[Set problem]
Can you transcribe every line exactly and leave the pictures behind?

— start —

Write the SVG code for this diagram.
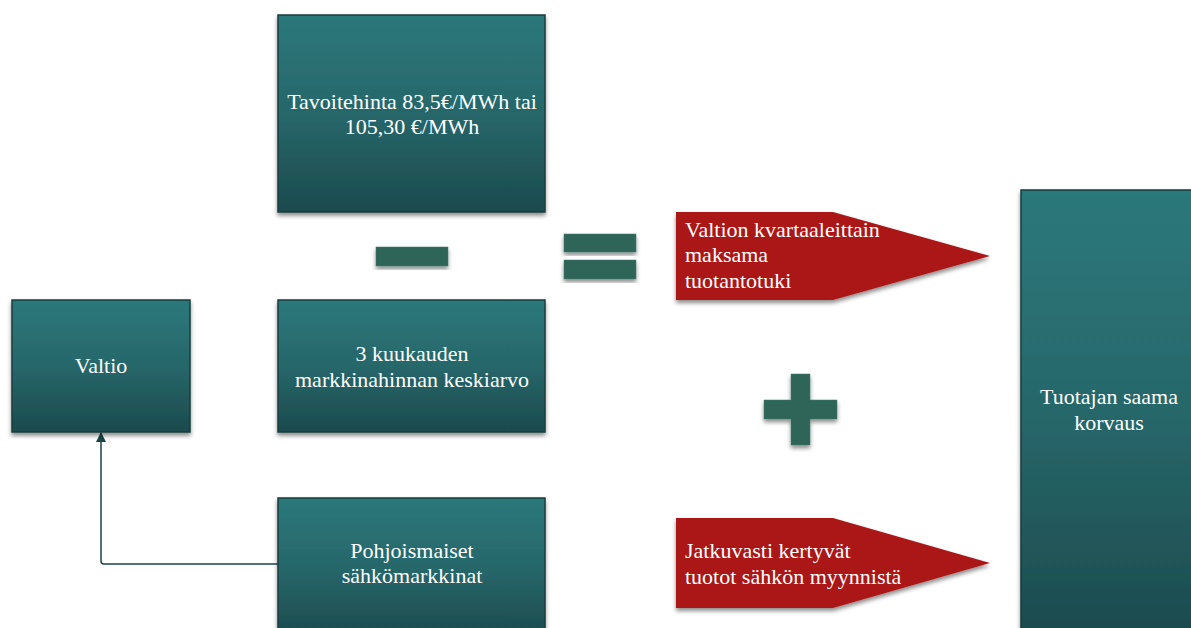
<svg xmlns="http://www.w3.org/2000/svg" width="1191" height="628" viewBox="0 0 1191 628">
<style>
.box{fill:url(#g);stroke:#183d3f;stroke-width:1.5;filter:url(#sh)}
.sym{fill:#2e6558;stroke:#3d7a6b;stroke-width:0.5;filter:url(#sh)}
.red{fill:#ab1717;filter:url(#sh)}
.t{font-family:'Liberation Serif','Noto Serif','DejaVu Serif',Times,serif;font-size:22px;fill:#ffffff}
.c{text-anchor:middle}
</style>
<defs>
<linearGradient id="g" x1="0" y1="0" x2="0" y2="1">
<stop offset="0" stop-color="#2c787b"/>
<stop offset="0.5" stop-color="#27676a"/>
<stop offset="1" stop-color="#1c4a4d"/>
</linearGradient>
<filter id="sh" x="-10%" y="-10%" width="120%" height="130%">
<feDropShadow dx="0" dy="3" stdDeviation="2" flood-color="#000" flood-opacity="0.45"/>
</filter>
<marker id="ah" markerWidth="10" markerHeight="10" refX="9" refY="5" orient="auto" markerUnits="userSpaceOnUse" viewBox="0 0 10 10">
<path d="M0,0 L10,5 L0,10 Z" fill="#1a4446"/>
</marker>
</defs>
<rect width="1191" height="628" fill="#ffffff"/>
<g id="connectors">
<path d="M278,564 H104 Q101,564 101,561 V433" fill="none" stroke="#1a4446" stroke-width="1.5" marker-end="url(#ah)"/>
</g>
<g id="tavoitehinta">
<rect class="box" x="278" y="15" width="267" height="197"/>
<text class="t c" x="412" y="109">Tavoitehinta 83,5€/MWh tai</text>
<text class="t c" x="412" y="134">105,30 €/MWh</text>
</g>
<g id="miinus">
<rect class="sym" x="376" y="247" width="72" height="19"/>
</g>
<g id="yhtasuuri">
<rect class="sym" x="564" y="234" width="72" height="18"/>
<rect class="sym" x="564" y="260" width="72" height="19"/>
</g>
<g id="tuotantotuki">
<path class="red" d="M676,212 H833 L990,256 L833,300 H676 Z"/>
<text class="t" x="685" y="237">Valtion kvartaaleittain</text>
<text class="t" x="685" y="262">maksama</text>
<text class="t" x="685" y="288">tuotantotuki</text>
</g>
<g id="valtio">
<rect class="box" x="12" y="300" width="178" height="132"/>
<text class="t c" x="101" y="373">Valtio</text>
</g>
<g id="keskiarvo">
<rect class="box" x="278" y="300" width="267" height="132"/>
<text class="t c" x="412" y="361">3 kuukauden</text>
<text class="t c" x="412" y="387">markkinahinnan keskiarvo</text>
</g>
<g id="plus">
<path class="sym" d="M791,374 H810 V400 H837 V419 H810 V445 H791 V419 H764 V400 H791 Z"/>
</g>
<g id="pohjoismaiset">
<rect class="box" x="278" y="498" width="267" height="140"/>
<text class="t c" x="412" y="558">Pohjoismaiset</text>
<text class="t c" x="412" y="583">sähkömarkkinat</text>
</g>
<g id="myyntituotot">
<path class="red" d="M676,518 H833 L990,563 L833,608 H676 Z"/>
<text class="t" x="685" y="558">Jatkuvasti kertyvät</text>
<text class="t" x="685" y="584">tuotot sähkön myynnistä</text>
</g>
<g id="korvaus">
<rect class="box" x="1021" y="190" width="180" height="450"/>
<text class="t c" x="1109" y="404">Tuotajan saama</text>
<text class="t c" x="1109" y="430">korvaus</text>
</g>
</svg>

— end —

[Task output]
Write the SVG code for this diagram.
<svg xmlns="http://www.w3.org/2000/svg" width="1191" height="628" viewBox="0 0 1191 628">
<style>
.box{fill:url(#g);stroke:#183d3f;stroke-width:1.5;filter:url(#sh)}
.sym{fill:#2e6558;stroke:#3d7a6b;stroke-width:0.5;filter:url(#sh)}
.red{fill:#ab1717;filter:url(#sh)}
.t{font-family:'Liberation Serif','Noto Serif','DejaVu Serif',Times,serif;font-size:22px;fill:#ffffff}
.c{text-anchor:middle}
</style>
<defs>
<linearGradient id="g" x1="0" y1="0" x2="0" y2="1">
<stop offset="0" stop-color="#2c787b"/>
<stop offset="0.5" stop-color="#27676a"/>
<stop offset="1" stop-color="#1c4a4d"/>
</linearGradient>
<filter id="sh" x="-10%" y="-10%" width="120%" height="130%">
<feDropShadow dx="0" dy="3" stdDeviation="2" flood-color="#000" flood-opacity="0.45"/>
</filter>
<marker id="ah" markerWidth="10" markerHeight="10" refX="9" refY="5" orient="auto" markerUnits="userSpaceOnUse" viewBox="0 0 10 10">
<path d="M0,0 L10,5 L0,10 Z" fill="#1a4446"/>
</marker>
</defs>
<rect width="1191" height="628" fill="#ffffff"/>
<g id="connectors">
<path d="M278,564 H104 Q101,564 101,561 V433" fill="none" stroke="#1a4446" stroke-width="1.5" marker-end="url(#ah)"/>
</g>
<g id="tavoitehinta">
<rect class="box" x="278" y="15" width="267" height="197"/>
<text class="t c" x="412" y="109">Tavoitehinta 83,5€/MWh tai</text>
<text class="t c" x="412" y="134">105,30 €/MWh</text>
</g>
<g id="miinus">
<rect class="sym" x="376" y="247" width="72" height="19"/>
</g>
<g id="yhtasuuri">
<rect class="sym" x="564" y="234" width="72" height="18"/>
<rect class="sym" x="564" y="260" width="72" height="19"/>
</g>
<g id="tuotantotuki">
<path class="red" d="M676,212 H833 L990,256 L833,300 H676 Z"/>
<text class="t" x="685" y="237">Valtion kvartaaleittain</text>
<text class="t" x="685" y="262">maksama</text>
<text class="t" x="685" y="288">tuotantotuki</text>
</g>
<g id="valtio">
<rect class="box" x="12" y="300" width="178" height="132"/>
<text class="t c" x="101" y="373">Valtio</text>
</g>
<g id="keskiarvo">
<rect class="box" x="278" y="300" width="267" height="132"/>
<text class="t c" x="412" y="361">3 kuukauden</text>
<text class="t c" x="412" y="387">markkinahinnan keskiarvo</text>
</g>
<g id="plus">
<path class="sym" d="M791,374 H810 V400 H837 V419 H810 V445 H791 V419 H764 V400 H791 Z"/>
</g>
<g id="pohjoismaiset">
<rect class="box" x="278" y="498" width="267" height="140"/>
<text class="t c" x="412" y="558">Pohjoismaiset</text>
<text class="t c" x="412" y="583">sähkömarkkinat</text>
</g>
<g id="myyntituotot">
<path class="red" d="M676,518 H833 L990,563 L833,608 H676 Z"/>
<text class="t" x="685" y="558">Jatkuvasti kertyvät</text>
<text class="t" x="685" y="584">tuotot sähkön myynnistä</text>
</g>
<g id="korvaus">
<rect class="box" x="1021" y="190" width="180" height="450"/>
<text class="t c" x="1109" y="404">Tuotajan saama</text>
<text class="t c" x="1109" y="430">korvaus</text>
</g>
</svg>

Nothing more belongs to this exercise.